Code Pink Runs Anti-War Ads in Iraq

PRESS RELEASE: Women for Peace took out full-page ads in 8 Iraqi newspapers Monday calling on Americans and Iraqis to come together to end the occupation of Iraq.

The Iraqi public said the ad gives them hope.

The newspapers are As-sabah Al-Jadid, At-Taakhi, Al-Manar, Al-Haqaeq, Al-Iraq Al-Yaom, As-Syadah, Al-Adalah and Ash-Shahed. They are printed on line at:
Two major newspapers, Azzaman and the U.S.-supported As-Sabah, refused to run the ad.

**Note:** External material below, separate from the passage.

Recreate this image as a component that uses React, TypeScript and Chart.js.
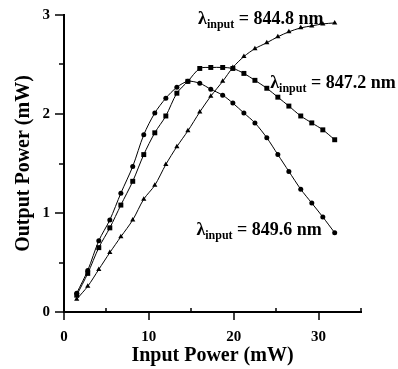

The ad calls on Americans and Iraqis to work together to stop the bloodshed and bring the US troops home. “We have seen in poll after poll that the majority of Americans and Iraqis want the US troops to return home. Even the majority of US troops (72%) think they should return by the end of this year. It is time for the politicians in both countries to listen to us, the people,” the ad says. The ad is linked to a website, in Arabic, where Iraqis can sign a petition and communicate directly with Americans, either by internet or through the mail. To view the website, go to

"We are thrilled by the feedback we are getting," says Medea Benjamin, cofounder of CODEPINK, a women's peace group that sponsored the ads. "The newspapers are reporting that they are swamped with calls from readers saying that this ad gives them hope and makes them realize there are Americans who support their desires to be free from foreign occupation. We must find ways to work together to end the bloodshed."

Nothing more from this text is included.